━━━ Stored records ━━━

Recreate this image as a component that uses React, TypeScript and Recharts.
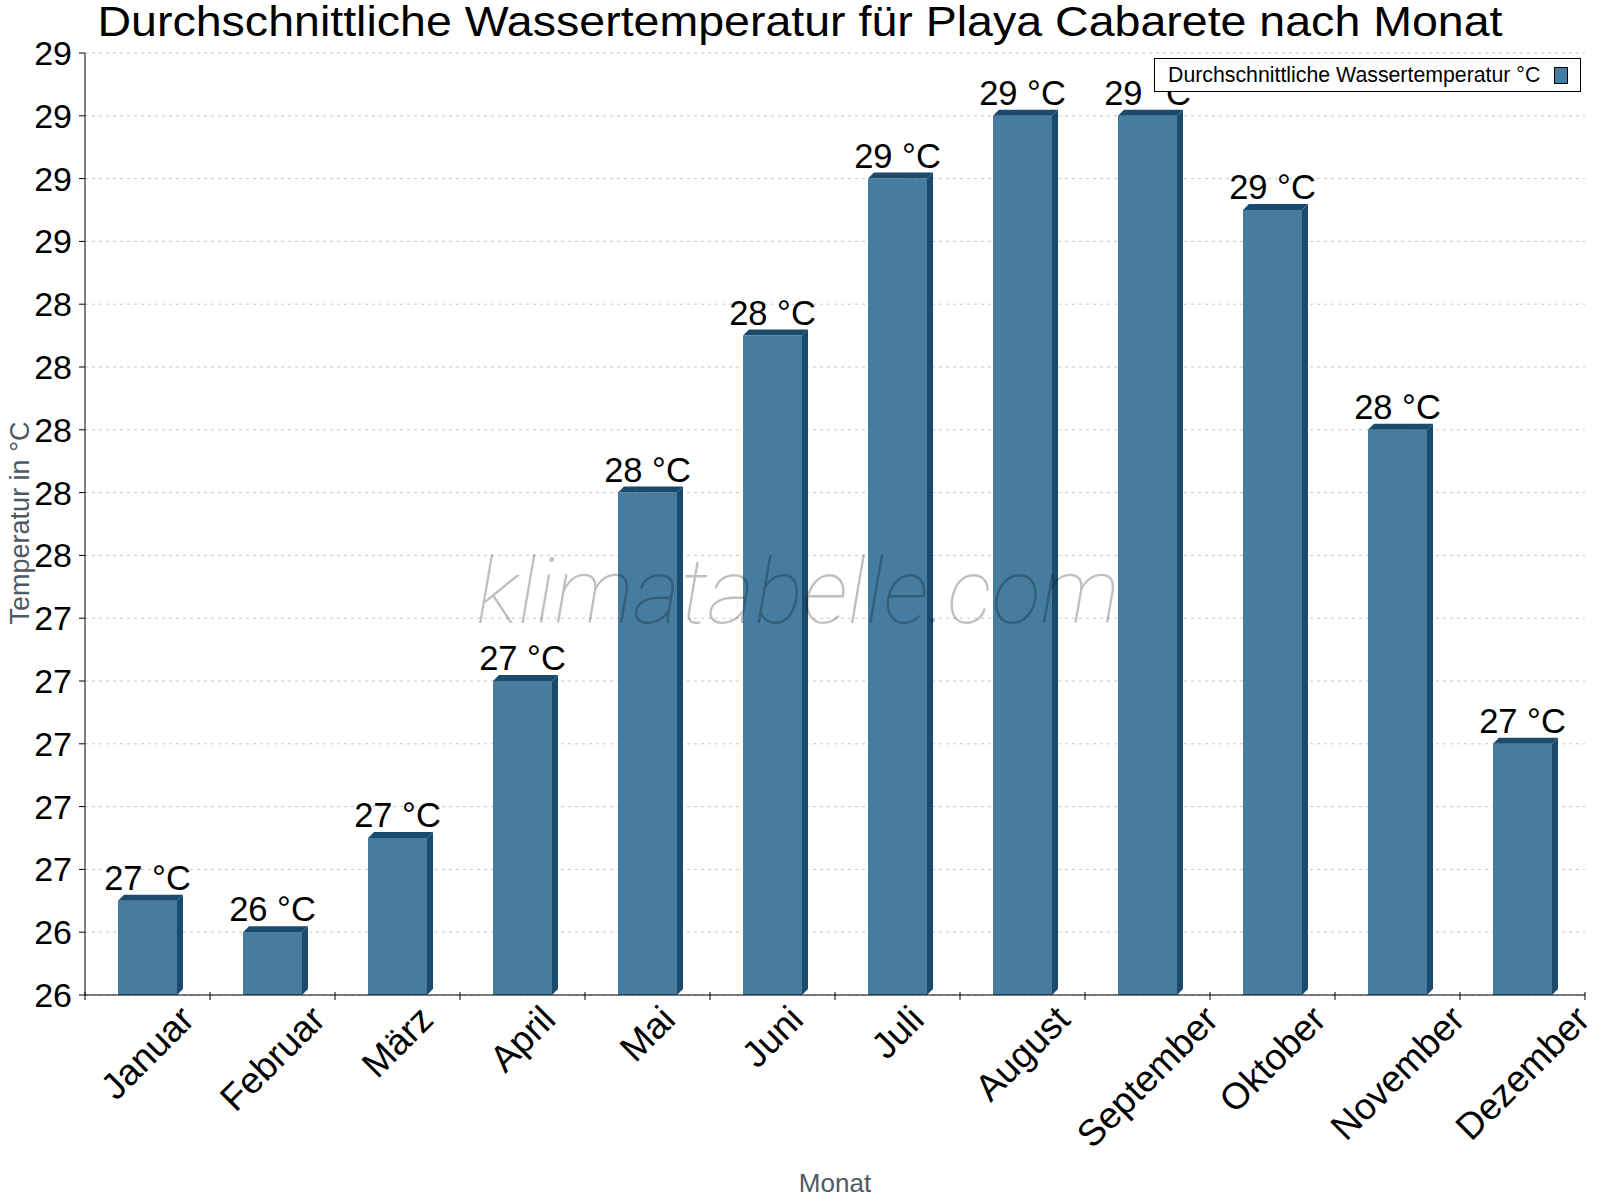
import React from "react";
import {
  BarChart,
  Bar,
  XAxis,
  YAxis,
  CartesianGrid,
  Legend,
  LabelList,
} from "recharts";

const months = [
  "Januar",
  "Februar",
  "März",
  "April",
  "Mai",
  "Juni",
  "Juli",
  "August",
  "September",
  "Oktober",
  "November",
  "Dezember",
];
const waterTemp = [26.5, 26.4, 26.7, 27.2, 27.8, 28.3, 28.8, 29.0, 29.0, 28.7, 28.0, 27.0];
const yTicks = [26.2, 26.4, 26.6, 26.8, 27.0, 27.2, 27.4, 27.6, 27.8, 28.0, 28.2, 28.4, 28.6, 28.8, 29.0, 29.2];

const seriesName = "Durchschnittliche Wassertemperatur °C";
const FONT = "'Liberation Sans', Arial, Helvetica, sans-serif";
const FRONT = "#467ca0";
const DARK = "#1a4b6c";
const AXIS_GRAY = "#4f5963";

const W = 1600;
const H = 1200;
const margin = { top: 53, right: 15, bottom: 0, left: 0 };
const yAxisWidth = 85;
const xAxisHeight = 205;
const plotWidth = W - margin.left - margin.right - yAxisWidth;
const band = plotWidth / months.length;

const data = months.map((m, i) => ({ month: m, temp: waterTemp[i] }));

let ctx: CanvasRenderingContext2D | null = null;
const textWidth = (s: string, font: string) => {
  if (!ctx) ctx = document.createElement("canvas").getContext("2d");
  if (!ctx) return s.length * 19;
  ctx.font = font;
  return ctx.measureText(s).width;
};

// front face plus a shallow top and right side
const Bar3D = (props: any) => {
  const { x, y, width, height } = props;
  if (!height) return null;
  const d = 6;
  const b = y + height;
  return (
    <g>
      <rect x={x} y={y} width={width} height={height} fill={FRONT} />
      <polygon
        points={`${x},${y} ${x + d},${y - d} ${x + width + d},${y - d} ${x + width},${y}`}
        fill={DARK}
      />
      <polygon
        points={`${x + width},${y} ${x + width + d},${y - d} ${x + width + d},${b - d} ${x + width},${b}`}
        fill={DARK}
      />
    </g>
  );
};

const MonthTick = (props: any) => {
  const { x, y, payload, index } = props;
  const axisY = y - 8;
  const fs = 37;
  const L = textWidth(payload.value, `${fs}px ${FONT}`);
  const top = 1003;
  const cy = top + (L + fs * 0.75) / (2 * Math.SQRT2);
  const left = x - band / 2;
  return (
    <g>
      <line x1={left} x2={left} y1={axisY - 3} y2={axisY + 5} stroke="#000" />
      {index === months.length - 1 && (
        <line x1={x + band / 2} x2={x + band / 2} y1={axisY - 3} y2={axisY + 5} stroke="#000" />
      )}
      <text
        x={x}
        y={cy}
        transform={`rotate(-45 ${x} ${cy})`}
        textAnchor="middle"
        dominantBaseline="central"
        fontFamily={FONT}
        fontSize={fs}
        fill="#000"
      >
        {payload.value}
      </text>
    </g>
  );
};

const ValueLabel = (props: any) => {
  const { x, y, width, value } = props;
  return (
    <text
      x={x + width / 2}
      y={y - 11}
      textAnchor="middle"
      fontFamily={FONT}
      fontSize={34.5}
      fill="#000"
    >
      {`${Math.round(value)} °C`}
    </text>
  );
};

const LegendBox = () => (
  <div
    style={{
      display: "flex",
      alignItems: "center",
      boxSizing: "border-box",
      width: 427,
      height: 34,
      border: "1px solid #000",
      background: "#fff",
      paddingLeft: 13,
      fontFamily: FONT,
      fontSize: 21.3,
      color: "#000",
      whiteSpace: "nowrap",
    }}
  >
    <span style={{ flex: 1 }}>{seriesName}</span>
    <span
      style={{
        width: 14,
        height: 17,
        boxSizing: "border-box",
        background: FRONT,
        border: "1px solid #000",
        marginRight: 12,
      }}
    />
  </div>
);

export default function App() {
  return (
    <div
      style={{
        position: "absolute",
        left: 0,
        top: 0,
        width: W,
        height: H,
        background: "#fff",
      }}
    >
      <BarChart width={W} height={H} data={data} margin={margin}>
        <CartesianGrid
          yAxisId="left"
          vertical={false}
          stroke="#c8c8c8"
          strokeDasharray="3 4"
        />
        <XAxis
          dataKey="month"
          height={xAxisHeight}
          interval={0}
          tickLine={false}
          axisLine={{ stroke: "#000" }}
          tick={<MonthTick />}
          label={() => (
            <text
              x={835}
              y={1192}
              textAnchor="middle"
              fontFamily={FONT}
              fontSize={26}
              fill={AXIS_GRAY}
            >
              Monat
            </text>
          )}
        />
        <YAxis
          yAxisId="left"
          width={yAxisWidth}
          domain={[26.2, 29.2]}
          ticks={yTicks}
          interval={0}
          allowDataOverflow
          tickFormatter={(v: number) => String(Math.round(v))}
          tick={{ fontFamily: FONT, fontSize: 34, fill: "#000" }}
          tickLine={{ stroke: "#000" }}
          tickSize={6}
          tickMargin={7}
          axisLine={{ stroke: "#000" }}
          label={() => (
            <text
              x={29}
              y={523}
              transform="rotate(-90 29 523)"
              textAnchor="middle"
              fontFamily={FONT}
              fontSize={27}
              fill={AXIS_GRAY}
            >
              Temperatur in °C
            </text>
          )}
        />
        <YAxis
          yAxisId="right"
          orientation="right"
          width={0}
          domain={[26.2, 29.2]}
          tick={false}
          tickLine={false}
          axisLine={{ stroke: "#000" }}
        />
        <Legend
          layout="vertical"
          align="center"
          verticalAlign="middle"
          wrapperStyle={{ left: 1154, top: 58, width: 427 }}
          content={() => <LegendBox />}
        />
        <Bar
          yAxisId="left"
          dataKey="temp"
          name={seriesName}
          barSize={59}
          shape={<Bar3D />}
          isAnimationActive={false}
        >
          <LabelList dataKey="temp" content={<ValueLabel />} />
        </Bar>
      </BarChart>
      <svg
        width={W}
        height={H}
        style={{ position: "absolute", left: 0, top: 0, pointerEvents: "none" }}
      >
        <text
          x={800}
          y={36}
          textAnchor="middle"
          textLength={1405}
          lengthAdjust="spacingAndGlyphs"
          fontFamily={FONT}
          fontSize={42}
          fill="#000"
        >
          Durchschnittliche Wassertemperatur für Playa Cabarete nach Monat
        </text>
        <text
          x={798}
          y={623}
          textAnchor="middle"
          fontFamily="Roboto, 'Open Sans', sans-serif"
          fontStyle="italic"
          fontWeight={100}
          fontSize={91}
          fill="#000"
          fillOpacity={0.25}
        >
          klimatabelle.com
        </text>
      </svg>
    </div>
  );
}
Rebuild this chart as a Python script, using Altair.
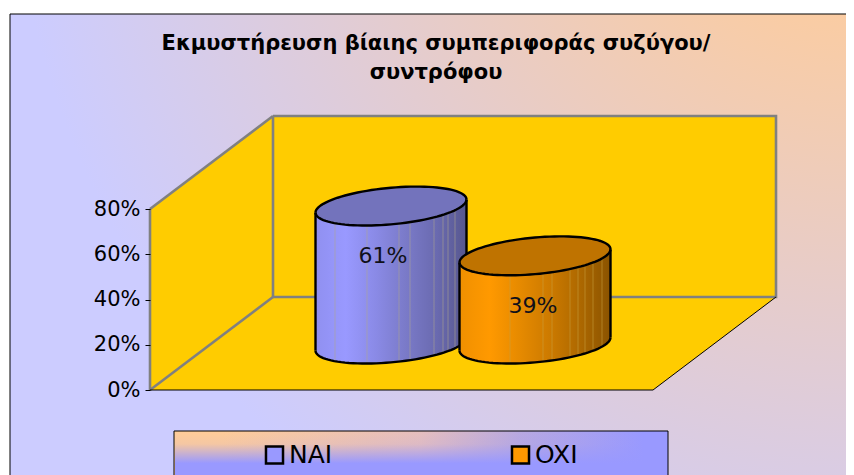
import math
import altair as alt
import pandas as pd

# ---- chart values -------------------------------------------------------
categories = ["NAI", "OXI"]
values = [61, 39]
labels = ["61%", "39%"]
tick_values = [0, 20, 40, 60, 80]
title_lines = ["Εκμυστήρευση βίαιης συμπεριφοράς συζύγου/", "συντρόφου"]
side_light = ["#9090F0", "#9999FF", "#8A8AE6", "#7A7AC8", "#6A6AB0", "#57578F"]
side_light_o = ["#F09000", "#FF9900", "#E68A00", "#CC7A00", "#AD6800", "#8A5300"]
top_colors = ["#7373BC", "#BF7300"]
legend_colors = ["#9999FF", "#FF9900"]
stripe_a = [335, 367, 399, 410, 434, 443, 448, 455]
stripe_b = [510, 543, 552, 570, 578, 585, 593, 602]
centers = [391, 535]
label_x = [383, 533]
label_offset = [-1.8, -1.8]

# ---- projection of the 3-D frame ---------------------------------------
PX_PER_PCT = 181 / 80
Y0 = 390
AXIS_X = 150
DX, DY = 123, 93
FLOOR_R = 653
BACK_R = 776
BASE_DEPTH = 20.3          # base centre, in value units, from depth
SEMI_A = 75.5
SEMI_B = 8.1
TILT = 2.9


def v(py):
    return (Y0 - py) / PX_PER_PCT


y_axis = alt.Axis(values=tick_values, labelExpr="datum.value + '%'",
                  title=None, domain=False, grid=False, offset=-142, zindex=1,
                  tickColor="#000000", tickSize=5, labelPadding=5,
                  labelFont="DejaVu Sans", labelFontSize=21, labelColor="#000000")

xs = alt.Scale(domain=[8, 846], range=[0, 838], nice=False, zero=False)
ys = alt.Scale(domain=[v(475), v(8)], nice=False, zero=False)
X = alt.X("x:Q", scale=xs, axis=None)
Y = alt.Y("y:Q", scale=ys, axis=y_axis, stack=None)
Y2 = alt.Y2("y2:Q")
X2 = alt.X2("x2:Q")


def stops(colors, offsets=None):
    n = len(colors) - 1
    offs = offsets if offsets else [i / n for i in range(n + 1)]
    return [alt.GradientStop(offset=o, color=c) for o, c in zip(offs, colors)]


def area(xv, yv, y2v, **kw):
    return alt.Chart(pd.DataFrame({"x": xv, "y": yv, "y2": y2v})).mark_area(**kw).encode(x=X, y=Y, y2=Y2)


def line(xv, yv, **kw):
    d = pd.DataFrame({"x": xv, "y": yv, "o": range(len(xv))})
    return alt.Chart(d).mark_line(**kw).encode(x=X, y=Y, order="o:Q")


def rect(x1, x2, y1, y2, **kw):
    d = pd.DataFrame({"x": [x1], "x2": [x2], "y": [y1], "y2": [y2]})
    return alt.Chart(d).mark_rect(**kw).encode(x=X, x2=X2, y=Y, y2=Y2)


layers = []

# chart area with corner gradient
layers.append(rect(10, 856, v(14), v(480),
                   fill=alt.RadialGradient(gradient="radial",
                                           stops=stops(["#FFCC99", "#FFCC99", "#CCCCFF"], [0, 0.14, 1]),
                                           x1=1, y1=0, r1=0, x2=1, y2=0, r2=1),
                   stroke="#000000", strokeWidth=1))

# legend box: horizontal blend with a vertical blend over it
layers.append(rect(174, 668, v(431), v(480),
                   fill=alt.LinearGradient(gradient="linear",
                                           stops=stops(["#FFCC99", "#FFCC99", "#E5BEBE", "#B8A8E0", "#9999FF"],
                                                       [0, 0.1, 0.5, 0.7, 0.95]),
                                           x1=0, y1=0, x2=1, y2=0),
                   stroke="#000000", strokeWidth=1))
layers.append(rect(175, 667, v(432), v(480),
                   fill=alt.LinearGradient(gradient="linear",
                                           stops=stops(["rgba(153,153,255,0)", "rgba(153,153,255,0.1)",
                                                        "rgba(153,153,255,1)"],
                                                       [0, 0.25, 0.65]),
                                           x1=0, y1=0, x2=0, y2=1)))

WALL = "#FFCC00"
GREY = "#808080"
top_v = 80
back_lift = DY / PX_PER_PCT

# walls and floor
layers.append(area([AXIS_X, AXIS_X + DX], [top_v, top_v + back_lift], [0, back_lift], fill=WALL))
layers.append(rect(AXIS_X + DX, BACK_R, top_v + back_lift, back_lift, fill=WALL))
layers.append(area([AXIS_X, AXIS_X + DX, FLOOR_R, BACK_R],
                   [0, back_lift, back_lift, back_lift],
                   [0, 0, 0, back_lift], fill=WALL))

# frame lines
g = dict(color=GREY, strokeWidth=2.6)
layers.append(line([AXIS_X, AXIS_X], [0, top_v], **g))
layers.append(line([AXIS_X, AXIS_X + DX], [top_v, top_v + back_lift], **g))
layers.append(line([AXIS_X, AXIS_X + DX], [0, back_lift], **g))
layers.append(line([AXIS_X + DX, AXIS_X + DX], [back_lift, top_v + back_lift], **g))
layers.append(line([AXIS_X + DX, BACK_R, BACK_R, AXIS_X + DX],
                   [top_v + back_lift, top_v + back_lift, back_lift, back_lift], **g))
layers.append(line([AXIS_X, FLOOR_R, BACK_R], [0, 0, back_lift], color="#000000", strokeWidth=1))


def curve(cx, level, upper, n=48):
    px, val = [], []
    for i in range(n + 1):
        t = math.pi - math.pi * i / n
        u = math.cos(t)
        s = math.sin(t)
        px.append(cx + SEMI_A * u)
        val.append(level + TILT * u + (SEMI_B * s if upper else -SEMI_B * s))
    return px, val


def lower_at(x, cx, level):
    u = max(-1, min(1, (x - cx) / SEMI_A))
    return level + TILT * u - SEMI_B * math.sqrt(1 - u * u)


ink = dict(color="#000000", strokeWidth=2.4)
grads = [side_light, side_light_o]
stripes = [stripe_a, stripe_b]
stripe_colors = ["#B0A890", "#C8A040"]
for i, val in enumerate(values):
    cx = centers[i]
    top = BASE_DEPTH + val
    ux, uy = curve(cx, top, True)
    lx, ly = curve(cx, top, False)
    _, by = curve(cx, BASE_DEPTH, False)
    layers.append(area(lx, ly, by,
                       fill=alt.LinearGradient(gradient="linear", stops=stops(grads[i]),
                                               x1=0, y1=0, x2=1, y2=0)))
    for sx in stripes[i]:
        d = pd.DataFrame({"x": [sx], "y": [lower_at(sx, cx, top)], "y2": [lower_at(sx, cx, BASE_DEPTH)]})
        layers.append(alt.Chart(d).mark_rule(color=stripe_colors[i], strokeWidth=1, opacity=0.55)
                      .encode(x=X, y=Y, y2=Y2))
    layers.append(area(ux, uy, ly, fill=top_colors[i]))
    layers.append(line(ux, uy, **ink))
    layers.append(line(lx, ly, **ink))
    layers.append(line(lx, by, **ink))
    layers.append(line([cx - SEMI_A, cx - SEMI_A], [top - TILT, BASE_DEPTH - TILT], **ink))
    layers.append(line([cx + SEMI_A, cx + SEMI_A], [top + TILT, BASE_DEPTH + TILT], **ink))

# data labels
lab = pd.DataFrame({"x": label_x, "y": [a + b for a, b in zip(values, label_offset)], "t": labels})
layers.append(alt.Chart(lab).mark_text(font="DejaVu Sans", fontSize=22, color="#10101A",
                                       align="center", baseline="middle")
              .encode(x=X, y=Y, text="t:N"))

# legend carrier (zero-sized marks, real legend)
carrier = pd.DataFrame({"x": centers, "y": values, "series": categories})
layers.append(alt.Chart(carrier).mark_square(size=0, filled=True, opacity=1).encode(
    x=X,
    y=Y,
    color=alt.Color("series:N", scale=alt.Scale(domain=categories, range=legend_colors),
                    legend=alt.Legend(title=None, orient="none", legendX=254, legendY=434,
                                      columns=2, columnPadding=173, symbolType="square",
                                      symbolSize=290, symbolStrokeColor="#000000",
                                      symbolStrokeWidth=2.5, symbolOpacity=1, labelOffset=2,
                                      labelFont="DejaVu Sans", labelFontSize=25,
                                      labelColor="#000000", zindex=1)),
))

chart = alt.layer(*layers).properties(
    width=838, height=467, padding=0,
    autosize=alt.AutoSizeParams(type="none"),
    background="#FFFFFF",
    title=alt.TitleParams(text=title_lines, font="DejaVu Sans", fontSize=21, fontWeight="bold",
                          color="#000000", anchor="middle", offset=0, dy=75, dx=9, lineHeight=29),
).configure_view(stroke=None)

chart.save("out.html", embed_options={"renderer": "svg", "actions": False})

━━━

### The task
Copy exactly the lines running from the beginning of the listing through the line that has "const data = months.map((m, i)". Drop the pictures.

### Written answer
Recreate this image as a component that uses React, TypeScript and Recharts.
import React from "react";
import {
  BarChart,
  Bar,
  XAxis,
  YAxis,
  CartesianGrid,
  Legend,
  LabelList,
} from "recharts";

const months = [
  "Januar",
  "Februar",
  "März",
  "April",
  "Mai",
  "Juni",
  "Juli",
  "August",
  "September",
  "Oktober",
  "November",
  "Dezember",
];
const waterTemp = [26.5, 26.4, 26.7, 27.2, 27.8, 28.3, 28.8, 29.0, 29.0, 28.7, 28.0, 27.0];
const yTicks = [26.2, 26.4, 26.6, 26.8, 27.0, 27.2, 27.4, 27.6, 27.8, 28.0, 28.2, 28.4, 28.6, 28.8, 29.0, 29.2];

const seriesName = "Durchschnittliche Wassertemperatur °C";
const FONT = "'Liberation Sans', Arial, Helvetica, sans-serif";
const FRONT = "#467ca0";
const DARK = "#1a4b6c";
const AXIS_GRAY = "#4f5963";

const W = 1600;
const H = 1200;
const margin = { top: 53, right: 15, bottom: 0, left: 0 };
const yAxisWidth = 85;
const xAxisHeight = 205;
const plotWidth = W - margin.left - margin.right - yAxisWidth;
const band = plotWidth / months.length;

const data = months.map((m, i) => ({ month: m, temp: waterTemp[i] }));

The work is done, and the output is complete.